Non existence of a preferred Horizontal subspace.

Question

If I choose a principal bundle, let us say $G\rightarrow P \rightarrow B$, with $G=U(1)$, $P=T^2$ (2-torus) and $B=S^1$. Can I choose follow the identity element for every $x$ of the base space? Doesn't this imply that there is a preferred Horizontal subspace (the one tangent to every point of the curves I have described), and thus a canonical connection ?

Answer 1

I will try to be precise but informal.

Let $\pi:P\to B$ be the trivial principal $S^1$-bundle over $S^1$ and let $x\in B$ be any point. Then:

1. There is no preferred point of the fiber $\pi^{-1}(x)$.
2. Given a point $y\in \pi^{-1}(x)$, there is no preferred point of nearby fibers; if $U\ni x$ is a neighborhood of $x\in B$, there is no preferred section $s$ of $\pi$ over $U$ such that $s(x)=y$.

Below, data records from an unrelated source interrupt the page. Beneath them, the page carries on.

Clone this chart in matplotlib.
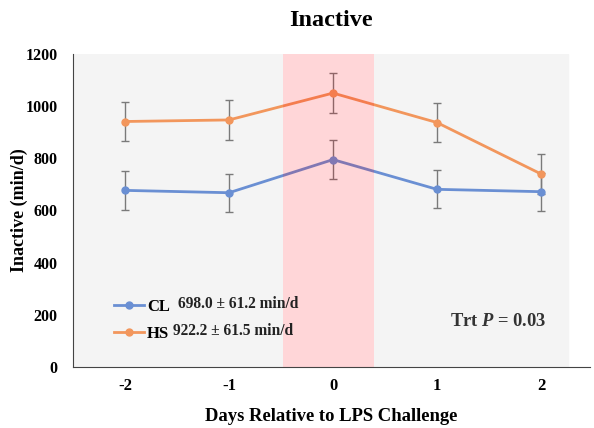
import numpy as np
import matplotlib.pyplot as plt
from matplotlib.patches import Rectangle
from matplotlib.lines import Line2D

plt.rcParams['font.family'] = ['Liberation Serif', 'DejaVu Serif']
plt.rcParams['font.weight'] = 'bold'
plt.rcParams['axes.unicode_minus'] = False
plt.rcParams['mathtext.fontset'] = 'custom'
plt.rcParams['mathtext.it'] = 'Liberation Serif:italic:bold'

days = [-2, -1, 0, 1, 2]
cl = [677, 668, 795, 681, 672]
hs = [941, 947, 1050, 937, 740]
cl_err = [75, 73, 75, 73, 73]
hs_err = [75, 78, 75, 75, 75]

blue = '#6a8fd3'
orange = '#f2965c'

fig = plt.figure(figsize=(5.94, 4.28), dpi=100)
ax = fig.add_axes([0.123, 0.1425, 0.87, 0.7315])

ax.set_xlim(-2.5, 2.47)
ax.set_ylim(0, 1200)

# gray plot area, white under the LPS band
ax.add_patch(Rectangle((-2.5, 0), 4.76, 1200, color='#f4f4f4', zorder=0))
ax.axvspan(-0.48, 0.39, color='white', lw=0, zorder=0.5)

ax.errorbar(days, cl, yerr=cl_err, color=blue, lw=2, marker='o', ms=5,
            ecolor='#7a7a7a', elinewidth=1, capsize=3, zorder=2)
ax.errorbar(days, hs, yerr=hs_err, color=orange, lw=2, marker='o', ms=5,
            ecolor='#7a7a7a', elinewidth=1, capsize=3, zorder=2)

# LPS challenge day
ax.axvspan(-0.48, 0.39, color='#ff0010', alpha=0.16, lw=0, zorder=3)

for s in ['top', 'right']:
    ax.spines[s].set_visible(False)
ax.spines['left'].set_color('#444444')
ax.spines['bottom'].set_color('#444444')
ax.tick_params(axis='y', length=0, labelsize=11.5, pad=11)
ax.tick_params(axis='x', length=0, labelsize=12, pad=8)
ax.set_xticks(days)
ax.set_yticks(range(0, 1201, 200))

ax.set_title('Inactive', fontsize=17.5, fontweight='bold', pad=20)
ax.set_xlabel('Days Relative to LPS Challenge', fontsize=13.4, fontweight='bold', labelpad=10)
ax.set_ylabel('Inactive (min/d)', fontsize=13, fontweight='bold', va='center')
ax.yaxis.set_label_coords(-0.103, 0.5)

handles = [Line2D([], [], color=blue, lw=2, marker='o', ms=5),
           Line2D([], [], color=orange, lw=2, marker='o', ms=5)]
ax.legend(handles, ['CL', 'HS'], loc='lower left', bbox_to_anchor=(0.05, 0.033),
          frameon=False, fontsize=12, handlelength=1.8, handletextpad=0.2,
          labelspacing=0.65)

ax.text(0.203, 0.201, '698.0 ± 61.2 min/d', transform=ax.transAxes,
        fontsize=11.2, fontweight='bold', va='center', color='#222222', zorder=5)
ax.text(0.193, 0.115, '922.2 ± 61.5 min/d', transform=ax.transAxes,
        fontsize=11.2, fontweight='bold', va='center', color='#222222', zorder=5)
ax.text(0.822, 0.144, 'Trt $P$ = 0.03', transform=ax.transAxes,
        fontsize=13.3, fontweight='bold', ha='center', va='center', color='#333333')

fig.savefig('out.png', dpi=100)
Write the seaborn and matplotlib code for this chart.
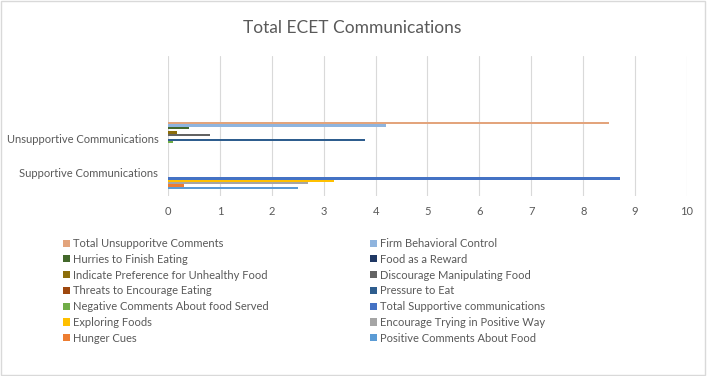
import matplotlib
matplotlib.use('Agg')
import matplotlib.pyplot as plt
from matplotlib.patches import Patch, Rectangle
import seaborn as sns
import pandas as pd

sns.set_theme(style='white')
plt.rcParams['font.family'] = ['Lato', 'DejaVu Sans']

# данные
categories = ['Unsupportive Communications', 'Supportive Communications']
series = [
    'Total Unsupporitve Comments', 'Firm Behavioral Control',
    'Hurries to Finish Eating', 'Food as a Reward',
    'Indicate Preference for Unhealthy Food', 'Discourage Manipulating Food',
    'Threats to Encourage Eating', 'Pressure to Eat',
    'Negative Comments About food Served', 'Total Supportive communications',
    'Exploring Foods', 'Encourage Trying in Positive Way',
    'Hunger Cues', 'Positive Comments About Food',
]
unsupportive_vals = [8.5, 4.2, 0.4, 0.0, 0.17, 0.8, 0.0, 3.8, 0.09, 0, 0, 0, 0, 0]
supportive_vals = [0, 0, 0, 0, 0, 0, 0, 0, 0, 8.7, 3.2, 2.7, 0.3, 2.5]
colors = ['#E3A47C', '#8FB4DE', '#43682B', '#203864', '#8C6D0A', '#636363',
          '#9E480E', '#2E5D8E', '#70AD47', '#4472C4', '#FFC000', '#A5A5A5',
          '#ED7D31', '#5B9BD5']
x_ticks = list(range(0, 11))

rows = []
for s, u, v in zip(series, unsupportive_vals, supportive_vals):
    rows.append({'category': categories[0], 'series': s, 'value': u})
    rows.append({'category': categories[1], 'series': s, 'value': v})
df = pd.DataFrame(rows)

TXT = '#595959'
fig = plt.figure(figsize=(7.07, 3.76), dpi=100)
ax = fig.add_axes([0.2376, 0.479, 0.7341, 0.372])

sns.barplot(data=df, y='category', x='value', hue='series', order=categories,
            hue_order=series, palette=colors, orient='h', width=1.0, gap=0,
            saturation=1, linewidth=0, legend=False, ax=ax)

ax.set_xlim(0, 10)
ax.set_ylim(1.70, -2.45)
ax.set_xticks(x_ticks)
ax.set_xticklabels([str(t) for t in x_ticks])
ax.grid(axis='x', color='#D9D9D9', linewidth=0.8)
ax.set_axisbelow(True)
for sp in ax.spines.values():
    sp.set_visible(False)
ax.set_xlabel('')
ax.set_ylabel('')
ax.tick_params(axis='both', length=0, labelsize=8, labelcolor=TXT, pad=7)

fig.text(0.498, 0.925, 'Total ECET Communications', ha='center', va='center',
         fontsize=12.5, color=TXT)

# легенда: два столбца, порядок по строкам
handles = [Patch(facecolor=c, edgecolor='none') for c in colors]
for col, x0 in [(0, 0.089), (1, 0.524)]:
    idx = list(range(col, len(series), 2))
    leg = fig.legend([handles[i] for i in idx], [series[i] for i in idx],
                     loc='upper left', bbox_to_anchor=(x0, 0.367), ncol=1,
                     frameon=False, fontsize=8, labelcolor=TXT,
                     handlelength=0.6, handleheight=0.6, handletextpad=0.3,
                     labelspacing=0.43, borderpad=0, borderaxespad=0)

fig.patches.append(Rectangle((0.002, 0.003), 0.995, 0.994, transform=fig.transFigure,
                             fill=False, edgecolor='#D9D9D9', linewidth=1))

plt.savefig('out.png', dpi=100)
plt.close()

Why? As a first approximation to the answer, just imagine a perfect unit circle $C$ in some strange position in space. It is diffeomorphic, even isometric, to our "standard" copy of $S^1 = \{(x,y)\in \mathbb{R}^2 \mid x^2 + y^2 = 1\}$ in many different ways (this "standard" $S^1$ has a "standard" group structure, fixed once and for all, in which the identity is $(1,0)$. We could have chosen the identity differently, but we didn't.) We know what it means to rotate the circle $C$, so there is an $S^1$-action on it. But we don't have a preferred "identity point" on it! If you choose some $p\in C$ and I choose some different $q\in C$, neither of us has a better choice. There is an isometry $C\to S^1$ taking $p$ to $(1,0)$ but there is also an isometry taking $q$ to $(1,0)$.

The above paragraph is all you need to understand point (1) above: the fiber over a point is just something that looks like a circle and has a circle action, so without additional information it has no preferred point. If $\pi:P\to B$ is given in some abstract manner, you can't "choose" a point in the fiber that correponds to your favorite point on some standard copy of $S^1 \subset \mathbb{R}^2$, because there is no preferred correspondence.

Even if $\pi:P\to B$ is given concretely by an atlas of charts you may not be able to choose a distinguished point in each fiber. The atlas may identify the fibers with the circle $C$ from above, for instance.

Point (2) is kind of similar.

That $\pi$ is trivial means the following: let $$p: S^1 \times S^1 \to S^1$$ $$p(a,b)=a.$$ This is a trivial principal $S^1$-bundle over $S^1$. Then since $\pi$ is trivial also, there is an isomorphism of principal bundles. This is a diffeomorphism $f:P\to S^1 \times S^1$ such that $$p\circ f = \pi$$ and which is equivariant with respect to the $S^1$-action, meaning $$f(y.g) = f(y).g$$ for all $y\in P$ and all $g\in S^1$.

However, there are many many different isomorphisms of this kind. Indeed, let $h:S^1 \to S^1$ be any smooth function (I don't care about injectivity or any other condition). Then the function $$P \to S^1 \times S^1$$ $$y \mapsto f(y.h(\pi(y)))$$ is also an isomorphism of principal bundles from $P$ to the trivial bundle. Any two isomorphisms from $P$ to the trivial bundle are related by such an $h$. Who is to say which $h$ gives the best isomorphism?

If $h_1(t) = 1$ and $h_2(t)=t$ are two functions $S^1 \to S^1$, and $f$ is some isomorphism from $P$ to the trivial bundle, we get two different isomorphisms in this way, and we can't deformed one into the other continuously. Of course the isomorphism constructed using $f$ and $h_1$ is $f$ itself, but that doesn't make it better than the other.